_Exercise prompt_
In the listing below, locate the lines that hold the string "standalone". Copy those lines.

[START]

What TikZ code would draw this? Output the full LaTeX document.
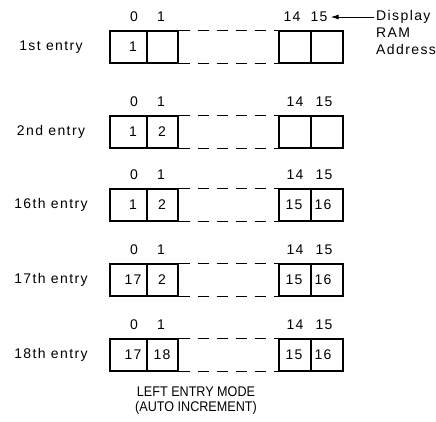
\documentclass[tikz,border=0pt]{standalone}
\usepackage{fontspec}
\setmainfont{Liberation Sans}[LetterSpace=10]
\usetikzlibrary{arrows.meta}
\begin{document}
\begin{tikzpicture}[x=1pt,y=-1pt,
  txt/.style={inner sep=0pt,font=\fontsize{14}{16}\selectfont},
  cell/.style={draw,line width=1.4pt,minimum height=32pt,inner sep=0pt},
  gapline/.style={line width=1.3pt,dash pattern=on 11pt off 8pt}]
\useasboundingbox (0,0) rectangle (436,422);
\foreach \y/\lab/\a/\b/\c/\d [count=\i] in
  {47/{1st entry}/1/{}/{}/{},
   132/{2nd entry}/1/2/{}/{},
   205/{16th entry}/1/2/15/16,
   280/{17th entry}/17/2/15/16,
   355/{18th entry}/17/18/15/16}{
  \node[cell,minimum width=37pt] (r\i-c0) at (128.5,\y) {};
  \node[cell,minimum width=31pt] (r\i-c1) at (162.5,\y) {};
  \node[cell,minimum width=32pt] (r\i-c14) at (295,\y) {};
  \node[cell,minimum width=32pt] (r\i-c15) at (327,\y) {};
  \draw[gapline] (r\i-c1.north east) -- (r\i-c14.north west);
  \draw[gapline] (r\i-c1.south east) -- (r\i-c14.south west);
  \node[txt] (r\i-lab) at (51,\y) {\lab};
  \node[txt] (r\i-t0) at (133,\y) {\a};
  \node[txt] (r\i-t1) at (162,\y) {\b};
  \node[txt] (r\i-t14) at (294,\y) {\c};
  \node[txt] (r\i-t15) at (323,\y) {\d};
  \node[txt] (r\i-i0) at (134,\y-30) {0};
  \node[txt] (r\i-i1) at (161,\y-30) {1};
}
\node[txt] (r1-i14) at (292,17) {14};
\node[txt] (r1-i15) at (319,17) {15};
\foreach \y [count=\i from 2] in {132,205,280,355}{
  \node[txt] (r\i-i14) at (295,\y-30) {14};
  \node[txt] (r\i-i15) at (324,\y-30) {15};
}
\node[txt,anchor=west] (disp) at (376,17) {Display};
\node[txt,anchor=west] (ram) at (376,33) {RAM};
\node[txt,anchor=west] (addr) at (376,49) {Address};
\draw[line width=0.9pt,-{Latex[length=8pt,width=5pt]}] ([xshift=-2pt]disp.west) -- ([xshift=3pt]r1-i15.east);
\node[txt,xscale=0.9,font=\fontsize{14}{16}\selectfont\addfontfeature{LetterSpace=0}] (m1) at (196,392) {LEFT ENTRY MODE};
\node[txt,xscale=0.9,font=\fontsize{14}{16}\selectfont\addfontfeature{LetterSpace=0}] (m2) at (196,408) {(AUTO INCREMENT)};
\end{tikzpicture}
\end{document}
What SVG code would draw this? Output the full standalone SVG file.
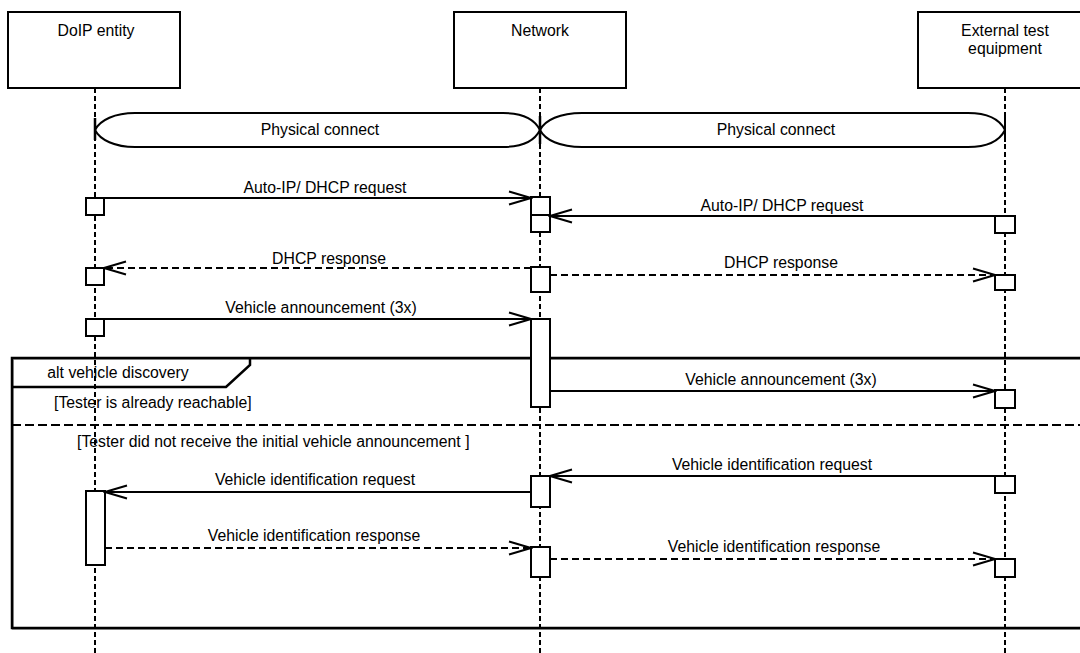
<svg xmlns="http://www.w3.org/2000/svg" width="1080" height="653" viewBox="0 0 1080 653">
<style>
text{font-family:"Liberation Sans",Arial,sans-serif;font-size:15.8px;fill:#000}
.c{text-anchor:middle}
.box{fill:#fff;stroke:#000;stroke-width:2}
.life{stroke:#000;stroke-width:2;stroke-dasharray:5,3;fill:none}
.msg{stroke:#000;stroke-width:2;fill:none}
.dash{stroke-dasharray:7,4}
.act{fill:#fff;stroke:#000;stroke-width:2}
.pc{fill:#fff;stroke:#000;stroke-width:2}
</style>
<defs>
<marker id="arr" viewBox="-24 -8 26 16" refX="0" refY="0" markerWidth="26" markerHeight="16" markerUnits="userSpaceOnUse" orient="auto">
<path d="M-22,-6.5 L0,0 L-22,6.5" fill="none" stroke="#000" stroke-width="2"/>
</marker>
</defs>
<rect width="1080" height="653" fill="#fff"/>

<g id="lifelines">
<line class="life" x1="95" y1="88" x2="95" y2="653"/>
<line class="life" x1="540" y1="88" x2="540" y2="653"/>
<line class="life" x1="1005" y1="88" x2="1005" y2="653"/>
</g>

<g id="doip-entity">
<rect class="box" x="8" y="12" width="172" height="76"/>
<text class="c" x="96" y="36">DoIP entity</text>
</g>
<g id="network">
<rect class="box" x="454" y="12" width="172" height="76"/>
<text class="c" x="540" y="36">Network</text>
</g>
<g id="external-test-equipment">
<rect class="box" x="918" y="12" width="174" height="76"/>
<text class="c" x="1005" y="36">External test</text>
<text class="c" x="1005" y="54">equipment</text>
</g>

<g id="physical-connect-1">
<path class="pc" d="M95,130 C100,120 115,113 135,113 L503,113 C523,113 535,120 540,130 C535,140 523,147 503,147 L135,147 C115,147 100,140 95,130 Z"/>
<text class="c" x="320" y="135">Physical connect</text>
</g>
<g id="physical-connect-2">
<path class="pc" d="M540,130 C545,120 560,113 582,113 L968,113 C988,113 1000,120 1005,130 C1000,140 988,147 968,147 L582,147 C560,147 545,140 540,130 Z"/>
<text class="c" x="776" y="135">Physical connect</text>
</g>
<g id="ticks">
<line x1="95" y1="118" x2="95" y2="140" stroke="#000" stroke-width="2.5"/>
<line x1="540" y1="116" x2="540" y2="144" stroke="#000" stroke-width="2.5"/>
<line x1="1005" y1="115" x2="1005" y2="142" stroke="#000" stroke-width="2"/>
</g>

<g id="alt-frame">
<rect x="13" y="359" width="1080" height="270" fill="none" stroke="#aaa" stroke-width="2"/>
<rect x="12" y="358" width="1080" height="270" fill="none" stroke="#000" stroke-width="2.5"/>
<path d="M12,387 L226,387 L250,365 L250,358" fill="none" stroke="#000" stroke-width="2.5"/>
<line x1="12" y1="425" x2="1080" y2="425" stroke="#000" stroke-width="2" stroke-dasharray="9,4"/>
<text class="c" x="118" y="378">alt vehicle discovery</text>
<text x="54" y="408">[Tester is already reachable]</text>
<text x="77" y="447">[Tester did not receive the initial vehicle announcement ]</text>
</g>

<g id="activations">
<rect class="act" x="86" y="198" width="18" height="17"/>
<rect class="act" x="86" y="268" width="18" height="17"/>
<rect class="act" x="86" y="319" width="18" height="17"/>
<rect class="act" x="86" y="491" width="19" height="74"/>
<rect class="act" x="531" y="197" width="19" height="18"/>
<rect class="act" x="531" y="215" width="19" height="17"/>
<rect class="act" x="531" y="267" width="19" height="25"/>
<rect class="act" x="531" y="319" width="19" height="88"/>
<rect class="act" x="531" y="476" width="19" height="31"/>
<rect class="act" x="531" y="547" width="19" height="30"/>
<rect class="act" x="995" y="216" width="20" height="17"/>
<rect class="act" x="995" y="275" width="20" height="15"/>
<rect class="act" x="995" y="390" width="20" height="18"/>
<rect class="act" x="995" y="476" width="20" height="17"/>
<rect class="act" x="995" y="559" width="20" height="18"/>
</g>

<g id="connectors">
<line class="msg" x1="104" y1="198" x2="531" y2="198" marker-end="url(#arr)"/>
<line class="msg" x1="995" y1="216" x2="550" y2="216" marker-end="url(#arr)"/>
<line class="msg dash" x1="531" y1="268" x2="104" y2="268" marker-end="url(#arr)"/>
<line class="msg dash" x1="550" y1="275" x2="995" y2="275" marker-end="url(#arr)"/>
<line class="msg" x1="104" y1="319" x2="531" y2="319" marker-end="url(#arr)"/>
<line class="msg" x1="550" y1="391" x2="995" y2="391" marker-end="url(#arr)"/>
<line class="msg" x1="995" y1="476" x2="550" y2="476" marker-end="url(#arr)"/>
<line class="msg" x1="531" y1="492" x2="105" y2="492" marker-end="url(#arr)"/>
<line class="msg dash" x1="105" y1="548" x2="531" y2="548" marker-end="url(#arr)"/>
<line class="msg dash" x1="550" y1="559" x2="995" y2="559" marker-end="url(#arr)"/>
</g>

<g id="labels">
<text class="c" x="325" y="193">Auto-IP/ DHCP request</text>
<text class="c" x="782" y="211">Auto-IP/ DHCP request</text>
<text class="c" x="329" y="264">DHCP response</text>
<text class="c" x="781" y="268">DHCP response</text>
<text class="c" x="321" y="313">Vehicle announcement (3x)</text>
<text class="c" x="781" y="385">Vehicle announcement (3x)</text>
<text class="c" x="772" y="470">Vehicle identification request</text>
<text class="c" x="315" y="485">Vehicle identification request</text>
<text class="c" x="314" y="541">Vehicle identification response</text>
<text class="c" x="774" y="552">Vehicle identification response</text>
</g>
</svg>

[END]

_Answer to the exercise_
\documentclass[tikz,border=0pt]{standalone}
What SVG code would draw this? Output the full standalone SVG file.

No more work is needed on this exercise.